Copy each line exactly. Drop every picture.

■ Data excerpt:

========

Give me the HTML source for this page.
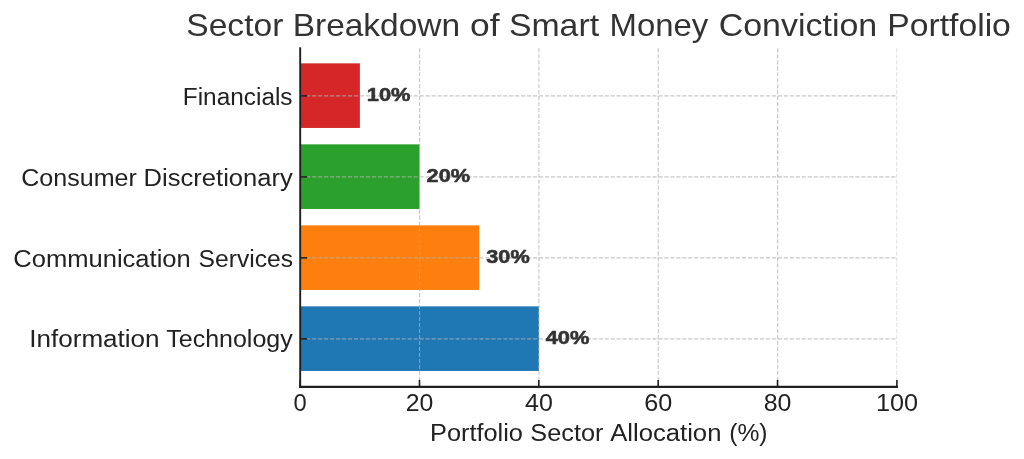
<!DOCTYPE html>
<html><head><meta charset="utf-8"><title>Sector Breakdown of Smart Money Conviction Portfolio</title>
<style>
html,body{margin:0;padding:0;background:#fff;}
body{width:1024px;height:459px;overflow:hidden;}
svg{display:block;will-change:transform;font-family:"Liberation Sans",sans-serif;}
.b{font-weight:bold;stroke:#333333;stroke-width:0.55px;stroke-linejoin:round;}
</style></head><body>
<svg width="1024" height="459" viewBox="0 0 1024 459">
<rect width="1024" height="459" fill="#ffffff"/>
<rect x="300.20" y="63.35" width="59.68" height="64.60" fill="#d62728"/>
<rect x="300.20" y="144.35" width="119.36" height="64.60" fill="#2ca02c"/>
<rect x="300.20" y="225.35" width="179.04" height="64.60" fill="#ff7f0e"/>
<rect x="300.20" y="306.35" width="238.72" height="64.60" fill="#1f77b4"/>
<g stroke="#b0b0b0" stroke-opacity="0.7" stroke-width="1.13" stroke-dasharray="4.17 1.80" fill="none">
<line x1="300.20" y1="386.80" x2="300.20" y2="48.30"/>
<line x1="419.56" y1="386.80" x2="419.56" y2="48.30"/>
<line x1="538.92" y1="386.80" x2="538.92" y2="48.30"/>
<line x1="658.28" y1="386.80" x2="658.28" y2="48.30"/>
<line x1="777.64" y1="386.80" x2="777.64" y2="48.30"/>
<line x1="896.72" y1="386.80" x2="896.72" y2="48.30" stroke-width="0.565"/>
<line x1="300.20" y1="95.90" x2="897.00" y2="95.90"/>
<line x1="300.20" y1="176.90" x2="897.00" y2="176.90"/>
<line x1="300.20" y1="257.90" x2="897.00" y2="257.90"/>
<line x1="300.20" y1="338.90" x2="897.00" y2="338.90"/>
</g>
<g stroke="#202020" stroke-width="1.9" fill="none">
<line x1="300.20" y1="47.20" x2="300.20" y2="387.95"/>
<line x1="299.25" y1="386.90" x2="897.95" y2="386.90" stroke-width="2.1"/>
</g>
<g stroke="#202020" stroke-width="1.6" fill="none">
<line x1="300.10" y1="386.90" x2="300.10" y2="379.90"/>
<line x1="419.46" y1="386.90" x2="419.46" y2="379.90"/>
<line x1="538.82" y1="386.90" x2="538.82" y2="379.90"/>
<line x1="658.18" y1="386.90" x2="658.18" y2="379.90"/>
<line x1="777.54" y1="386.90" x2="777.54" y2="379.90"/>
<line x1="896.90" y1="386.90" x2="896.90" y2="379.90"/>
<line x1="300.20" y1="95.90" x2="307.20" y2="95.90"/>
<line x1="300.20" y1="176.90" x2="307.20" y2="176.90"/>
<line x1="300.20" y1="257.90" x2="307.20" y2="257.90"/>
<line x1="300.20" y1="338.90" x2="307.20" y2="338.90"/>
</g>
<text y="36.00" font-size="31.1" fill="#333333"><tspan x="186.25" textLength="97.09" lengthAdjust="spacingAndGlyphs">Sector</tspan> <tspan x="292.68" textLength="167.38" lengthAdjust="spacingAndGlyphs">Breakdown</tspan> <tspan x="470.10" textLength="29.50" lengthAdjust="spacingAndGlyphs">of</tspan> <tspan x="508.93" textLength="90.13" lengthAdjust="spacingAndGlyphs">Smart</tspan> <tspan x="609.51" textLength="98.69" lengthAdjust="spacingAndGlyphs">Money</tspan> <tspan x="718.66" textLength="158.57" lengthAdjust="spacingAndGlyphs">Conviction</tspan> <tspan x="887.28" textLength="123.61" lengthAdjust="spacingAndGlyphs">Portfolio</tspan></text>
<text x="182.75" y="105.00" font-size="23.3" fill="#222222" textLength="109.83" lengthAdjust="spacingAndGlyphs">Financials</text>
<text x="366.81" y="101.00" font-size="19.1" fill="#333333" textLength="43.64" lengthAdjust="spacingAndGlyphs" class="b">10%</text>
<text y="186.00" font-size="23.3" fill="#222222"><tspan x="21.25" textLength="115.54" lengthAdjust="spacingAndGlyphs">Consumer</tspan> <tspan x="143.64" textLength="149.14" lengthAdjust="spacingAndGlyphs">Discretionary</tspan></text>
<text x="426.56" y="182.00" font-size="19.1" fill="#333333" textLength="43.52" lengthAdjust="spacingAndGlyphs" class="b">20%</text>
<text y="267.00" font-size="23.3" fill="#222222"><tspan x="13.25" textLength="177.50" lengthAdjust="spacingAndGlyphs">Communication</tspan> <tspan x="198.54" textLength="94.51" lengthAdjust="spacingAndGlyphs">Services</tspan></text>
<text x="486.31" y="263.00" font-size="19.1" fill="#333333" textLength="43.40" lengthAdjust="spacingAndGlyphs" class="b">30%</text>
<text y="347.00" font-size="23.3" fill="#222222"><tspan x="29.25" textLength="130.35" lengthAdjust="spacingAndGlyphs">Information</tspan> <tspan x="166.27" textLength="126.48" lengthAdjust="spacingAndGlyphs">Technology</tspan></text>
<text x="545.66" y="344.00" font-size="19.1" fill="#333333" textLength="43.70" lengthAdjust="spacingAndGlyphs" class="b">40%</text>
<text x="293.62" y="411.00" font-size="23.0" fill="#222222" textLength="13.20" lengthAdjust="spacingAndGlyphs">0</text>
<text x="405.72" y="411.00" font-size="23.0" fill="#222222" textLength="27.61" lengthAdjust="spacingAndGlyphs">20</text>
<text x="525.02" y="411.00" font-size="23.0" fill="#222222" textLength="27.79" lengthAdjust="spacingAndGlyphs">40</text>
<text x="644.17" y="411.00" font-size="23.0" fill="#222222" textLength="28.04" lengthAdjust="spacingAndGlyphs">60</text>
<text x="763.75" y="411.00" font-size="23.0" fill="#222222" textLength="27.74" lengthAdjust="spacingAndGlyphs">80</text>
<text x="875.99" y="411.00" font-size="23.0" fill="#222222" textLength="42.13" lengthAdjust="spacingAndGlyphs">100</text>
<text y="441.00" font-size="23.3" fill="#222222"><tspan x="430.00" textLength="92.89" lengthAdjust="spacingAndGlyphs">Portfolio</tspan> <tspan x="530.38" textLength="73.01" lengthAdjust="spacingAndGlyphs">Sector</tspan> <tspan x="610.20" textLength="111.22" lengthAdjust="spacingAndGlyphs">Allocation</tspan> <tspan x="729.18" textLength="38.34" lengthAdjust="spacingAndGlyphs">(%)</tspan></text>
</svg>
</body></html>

========

■ Response to the exercise:
Give me the HTML source for this page.
<!DOCTYPE html>
<html><head><meta charset="utf-8"><title>Sector Breakdown of Smart Money Conviction Portfolio</title>
<style>
html,body{margin:0;padding:0;background:#fff;}
body{width:1024px;height:459px;overflow:hidden;}
svg{display:block;will-change:transform;font-family:"Liberation Sans",sans-serif;}
.b{font-weight:bold;stroke:#333333;stroke-width:0.55px;stroke-linejoin:round;}
</style></head><body>
<svg width="1024" height="459" viewBox="0 0 1024 459">
<rect width="1024" height="459" fill="#ffffff"/>
<rect x="300.20" y="63.35" width="59.68" height="64.60" fill="#d62728"/>
<rect x="300.20" y="144.35" width="119.36" height="64.60" fill="#2ca02c"/>
<rect x="300.20" y="225.35" width="179.04" height="64.60" fill="#ff7f0e"/>
<rect x="300.20" y="306.35" width="238.72" height="64.60" fill="#1f77b4"/>
<g stroke="#b0b0b0" stroke-opacity="0.7" stroke-width="1.13" stroke-dasharray="4.17 1.80" fill="none">
<line x1="300.20" y1="386.80" x2="300.20" y2="48.30"/>
<line x1="419.56" y1="386.80" x2="419.56" y2="48.30"/>
<line x1="538.92" y1="386.80" x2="538.92" y2="48.30"/>
<line x1="658.28" y1="386.80" x2="658.28" y2="48.30"/>
<line x1="777.64" y1="386.80" x2="777.64" y2="48.30"/>
<line x1="896.72" y1="386.80" x2="896.72" y2="48.30" stroke-width="0.565"/>
<line x1="300.20" y1="95.90" x2="897.00" y2="95.90"/>
<line x1="300.20" y1="176.90" x2="897.00" y2="176.90"/>
<line x1="300.20" y1="257.90" x2="897.00" y2="257.90"/>
<line x1="300.20" y1="338.90" x2="897.00" y2="338.90"/>
</g>
<g stroke="#202020" stroke-width="1.9" fill="none">
<line x1="300.20" y1="47.20" x2="300.20" y2="387.95"/>
<line x1="299.25" y1="386.90" x2="897.95" y2="386.90" stroke-width="2.1"/>
</g>
<g stroke="#202020" stroke-width="1.6" fill="none">
<line x1="300.10" y1="386.90" x2="300.10" y2="379.90"/>
<line x1="419.46" y1="386.90" x2="419.46" y2="379.90"/>
<line x1="538.82" y1="386.90" x2="538.82" y2="379.90"/>
<line x1="658.18" y1="386.90" x2="658.18" y2="379.90"/>
<line x1="777.54" y1="386.90" x2="777.54" y2="379.90"/>
<line x1="896.90" y1="386.90" x2="896.90" y2="379.90"/>
<line x1="300.20" y1="95.90" x2="307.20" y2="95.90"/>
<line x1="300.20" y1="176.90" x2="307.20" y2="176.90"/>
<line x1="300.20" y1="257.90" x2="307.20" y2="257.90"/>
<line x1="300.20" y1="338.90" x2="307.20" y2="338.90"/>
</g>
<text y="36.00" font-size="31.1" fill="#333333"><tspan x="186.25" textLength="97.09" lengthAdjust="spacingAndGlyphs">Sector</tspan> <tspan x="292.68" textLength="167.38" lengthAdjust="spacingAndGlyphs">Breakdown</tspan> <tspan x="470.10" textLength="29.50" lengthAdjust="spacingAndGlyphs">of</tspan> <tspan x="508.93" textLength="90.13" lengthAdjust="spacingAndGlyphs">Smart</tspan> <tspan x="609.51" textLength="98.69" lengthAdjust="spacingAndGlyphs">Money</tspan> <tspan x="718.66" textLength="158.57" lengthAdjust="spacingAndGlyphs">Conviction</tspan> <tspan x="887.28" textLength="123.61" lengthAdjust="spacingAndGlyphs">Portfolio</tspan></text>
<text x="182.75" y="105.00" font-size="23.3" fill="#222222" textLength="109.83" lengthAdjust="spacingAndGlyphs">Financials</text>
<text x="366.81" y="101.00" font-size="19.1" fill="#333333" textLength="43.64" lengthAdjust="spacingAndGlyphs" class="b">10%</text>
<text y="186.00" font-size="23.3" fill="#222222"><tspan x="21.25" textLength="115.54" lengthAdjust="spacingAndGlyphs">Consumer</tspan> <tspan x="143.64" textLength="149.14" lengthAdjust="spacingAndGlyphs">Discretionary</tspan></text>
<text x="426.56" y="182.00" font-size="19.1" fill="#333333" textLength="43.52" lengthAdjust="spacingAndGlyphs" class="b">20%</text>
<text y="267.00" font-size="23.3" fill="#222222"><tspan x="13.25" textLength="177.50" lengthAdjust="spacingAndGlyphs">Communication</tspan> <tspan x="198.54" textLength="94.51" lengthAdjust="spacingAndGlyphs">Services</tspan></text>
<text x="486.31" y="263.00" font-size="19.1" fill="#333333" textLength="43.40" lengthAdjust="spacingAndGlyphs" class="b">30%</text>
<text y="347.00" font-size="23.3" fill="#222222"><tspan x="29.25" textLength="130.35" lengthAdjust="spacingAndGlyphs">Information</tspan> <tspan x="166.27" textLength="126.48" lengthAdjust="spacingAndGlyphs">Technology</tspan></text>
<text x="545.66" y="344.00" font-size="19.1" fill="#333333" textLength="43.70" lengthAdjust="spacingAndGlyphs" class="b">40%</text>
<text x="293.62" y="411.00" font-size="23.0" fill="#222222" textLength="13.20" lengthAdjust="spacingAndGlyphs">0</text>
<text x="405.72" y="411.00" font-size="23.0" fill="#222222" textLength="27.61" lengthAdjust="spacingAndGlyphs">20</text>
<text x="525.02" y="411.00" font-size="23.0" fill="#222222" textLength="27.79" lengthAdjust="spacingAndGlyphs">40</text>
<text x="644.17" y="411.00" font-size="23.0" fill="#222222" textLength="28.04" lengthAdjust="spacingAndGlyphs">60</text>
<text x="763.75" y="411.00" font-size="23.0" fill="#222222" textLength="27.74" lengthAdjust="spacingAndGlyphs">80</text>
<text x="875.99" y="411.00" font-size="23.0" fill="#222222" textLength="42.13" lengthAdjust="spacingAndGlyphs">100</text>
<text y="441.00" font-size="23.3" fill="#222222"><tspan x="430.00" textLength="92.89" lengthAdjust="spacingAndGlyphs">Portfolio</tspan> <tspan x="530.38" textLength="73.01" lengthAdjust="spacingAndGlyphs">Sector</tspan> <tspan x="610.20" textLength="111.22" lengthAdjust="spacingAndGlyphs">Allocation</tspan> <tspan x="729.18" textLength="38.34" lengthAdjust="spacingAndGlyphs">(%)</tspan></text>
</svg>
</body></html>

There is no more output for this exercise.